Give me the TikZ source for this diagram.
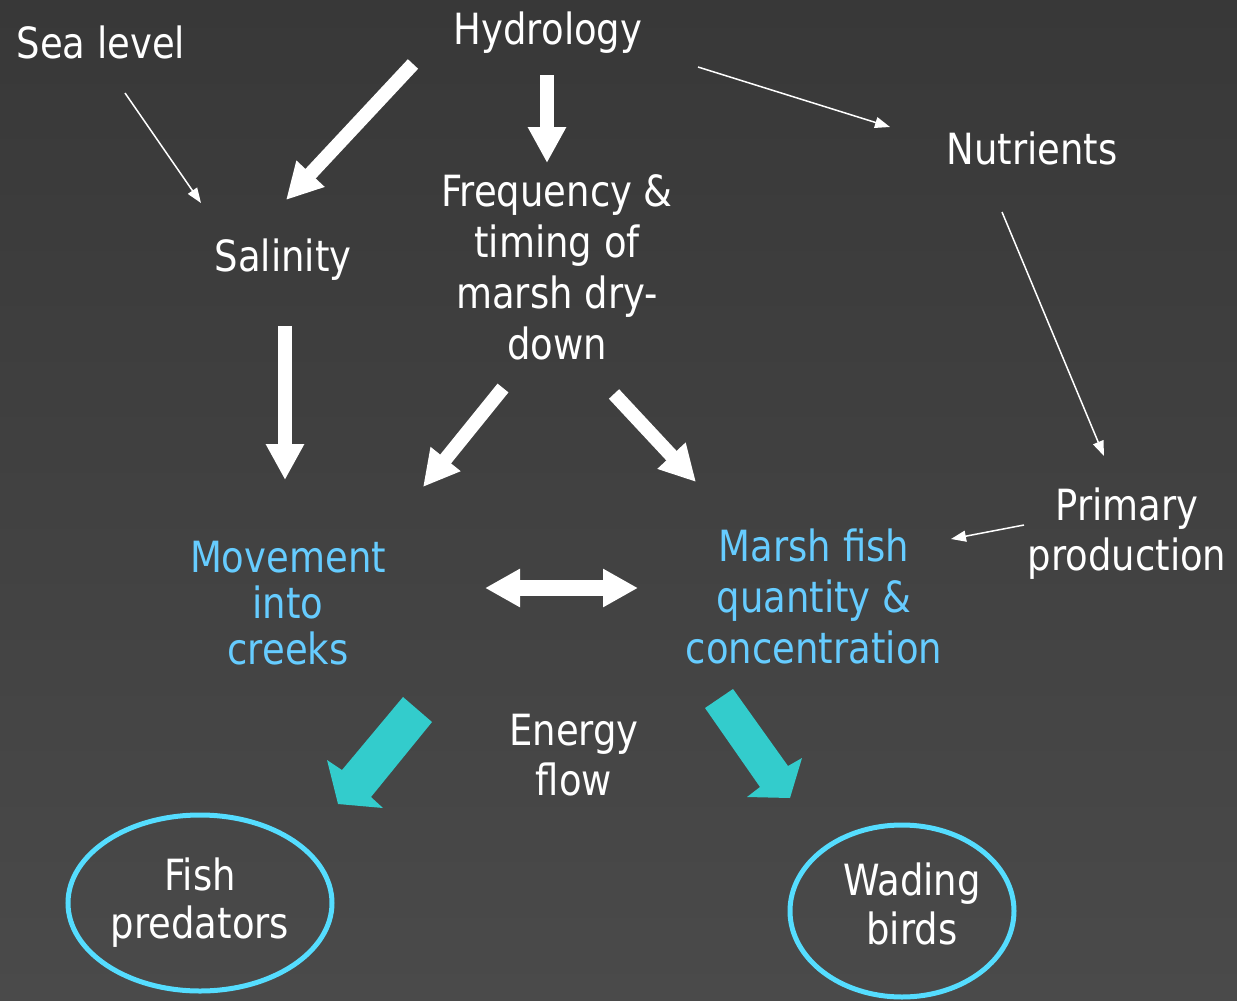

--

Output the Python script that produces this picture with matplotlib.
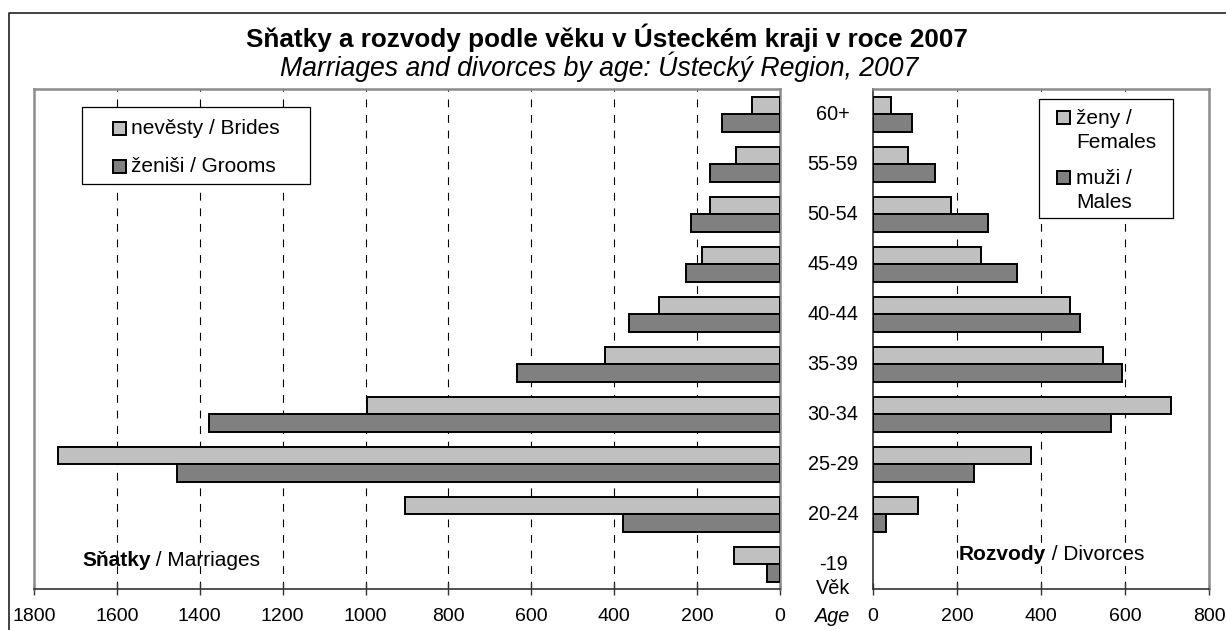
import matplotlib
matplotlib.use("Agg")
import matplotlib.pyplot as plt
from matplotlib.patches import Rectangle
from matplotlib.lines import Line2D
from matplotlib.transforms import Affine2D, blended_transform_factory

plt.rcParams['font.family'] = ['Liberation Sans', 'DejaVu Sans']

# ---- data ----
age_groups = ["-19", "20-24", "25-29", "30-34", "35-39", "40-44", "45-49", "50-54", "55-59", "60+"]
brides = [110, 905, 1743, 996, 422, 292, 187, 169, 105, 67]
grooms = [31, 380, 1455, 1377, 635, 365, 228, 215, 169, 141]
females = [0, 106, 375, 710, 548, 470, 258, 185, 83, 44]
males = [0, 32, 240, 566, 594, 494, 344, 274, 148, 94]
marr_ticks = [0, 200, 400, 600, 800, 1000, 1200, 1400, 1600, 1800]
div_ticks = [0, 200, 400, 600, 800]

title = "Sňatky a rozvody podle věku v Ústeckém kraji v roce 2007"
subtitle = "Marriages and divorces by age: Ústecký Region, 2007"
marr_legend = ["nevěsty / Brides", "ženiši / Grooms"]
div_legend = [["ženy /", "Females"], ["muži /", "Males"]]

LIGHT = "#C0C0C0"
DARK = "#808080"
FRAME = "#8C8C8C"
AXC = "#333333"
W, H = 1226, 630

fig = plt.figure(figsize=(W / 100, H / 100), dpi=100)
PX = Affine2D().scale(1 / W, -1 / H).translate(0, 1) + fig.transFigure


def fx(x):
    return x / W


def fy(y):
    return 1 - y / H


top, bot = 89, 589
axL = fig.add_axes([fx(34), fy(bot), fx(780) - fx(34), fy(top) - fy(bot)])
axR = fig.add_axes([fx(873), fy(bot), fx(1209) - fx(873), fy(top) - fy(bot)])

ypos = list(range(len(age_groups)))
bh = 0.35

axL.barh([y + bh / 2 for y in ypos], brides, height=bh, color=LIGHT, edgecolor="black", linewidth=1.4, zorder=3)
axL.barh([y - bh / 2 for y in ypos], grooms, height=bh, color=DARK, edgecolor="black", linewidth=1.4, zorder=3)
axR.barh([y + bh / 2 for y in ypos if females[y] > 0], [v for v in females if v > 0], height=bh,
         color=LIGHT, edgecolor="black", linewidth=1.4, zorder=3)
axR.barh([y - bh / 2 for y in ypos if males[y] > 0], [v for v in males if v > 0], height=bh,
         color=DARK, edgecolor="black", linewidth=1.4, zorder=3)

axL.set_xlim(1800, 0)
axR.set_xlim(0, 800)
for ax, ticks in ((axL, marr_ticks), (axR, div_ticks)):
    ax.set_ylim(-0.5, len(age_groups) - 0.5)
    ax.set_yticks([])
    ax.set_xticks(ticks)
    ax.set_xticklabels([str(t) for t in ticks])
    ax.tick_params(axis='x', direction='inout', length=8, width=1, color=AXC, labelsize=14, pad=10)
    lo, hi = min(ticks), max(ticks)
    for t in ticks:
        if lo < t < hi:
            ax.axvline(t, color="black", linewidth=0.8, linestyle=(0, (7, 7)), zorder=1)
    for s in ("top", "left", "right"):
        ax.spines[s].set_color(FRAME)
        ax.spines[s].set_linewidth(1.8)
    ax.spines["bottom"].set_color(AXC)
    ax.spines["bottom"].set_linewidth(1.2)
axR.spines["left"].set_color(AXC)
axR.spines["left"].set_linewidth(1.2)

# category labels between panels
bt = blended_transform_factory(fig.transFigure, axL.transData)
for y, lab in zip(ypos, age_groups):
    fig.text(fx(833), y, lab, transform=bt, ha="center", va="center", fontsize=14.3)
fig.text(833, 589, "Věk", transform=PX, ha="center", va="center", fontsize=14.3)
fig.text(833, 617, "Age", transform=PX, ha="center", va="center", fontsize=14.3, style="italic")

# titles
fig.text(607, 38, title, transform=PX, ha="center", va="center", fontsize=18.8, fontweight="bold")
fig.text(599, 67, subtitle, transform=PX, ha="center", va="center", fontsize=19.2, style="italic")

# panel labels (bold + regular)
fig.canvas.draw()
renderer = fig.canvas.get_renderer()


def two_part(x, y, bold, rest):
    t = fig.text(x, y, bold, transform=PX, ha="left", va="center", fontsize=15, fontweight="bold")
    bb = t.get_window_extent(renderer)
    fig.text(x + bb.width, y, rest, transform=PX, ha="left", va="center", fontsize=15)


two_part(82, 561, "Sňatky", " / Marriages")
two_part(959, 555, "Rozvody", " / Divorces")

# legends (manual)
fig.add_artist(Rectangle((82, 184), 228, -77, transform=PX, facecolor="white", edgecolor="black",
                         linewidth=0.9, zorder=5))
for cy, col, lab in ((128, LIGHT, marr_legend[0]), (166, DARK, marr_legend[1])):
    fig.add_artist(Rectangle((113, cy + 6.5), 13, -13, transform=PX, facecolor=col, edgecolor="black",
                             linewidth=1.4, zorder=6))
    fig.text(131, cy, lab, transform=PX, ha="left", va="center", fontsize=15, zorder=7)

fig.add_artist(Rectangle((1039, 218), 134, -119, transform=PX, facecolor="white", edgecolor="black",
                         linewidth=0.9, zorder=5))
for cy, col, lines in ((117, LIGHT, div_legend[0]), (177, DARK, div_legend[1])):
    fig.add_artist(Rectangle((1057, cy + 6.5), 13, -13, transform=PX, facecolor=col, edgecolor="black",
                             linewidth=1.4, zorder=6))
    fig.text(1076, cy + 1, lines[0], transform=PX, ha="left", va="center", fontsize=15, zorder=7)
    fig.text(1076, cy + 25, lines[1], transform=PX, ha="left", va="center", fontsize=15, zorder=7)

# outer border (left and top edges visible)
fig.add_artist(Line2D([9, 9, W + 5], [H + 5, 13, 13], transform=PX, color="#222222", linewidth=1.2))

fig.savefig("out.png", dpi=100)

What the exercise asks >> Go through the records above and copy every line with the word "matplotlib".

Answer to the problem >>
Output the Python script that produces this picture with matplotlib.
import matplotlib
matplotlib.use("Agg")
import matplotlib.pyplot as plt
from matplotlib.patches import Rectangle
from matplotlib.lines import Line2D
from matplotlib.transforms import Affine2D, blended_transform_factory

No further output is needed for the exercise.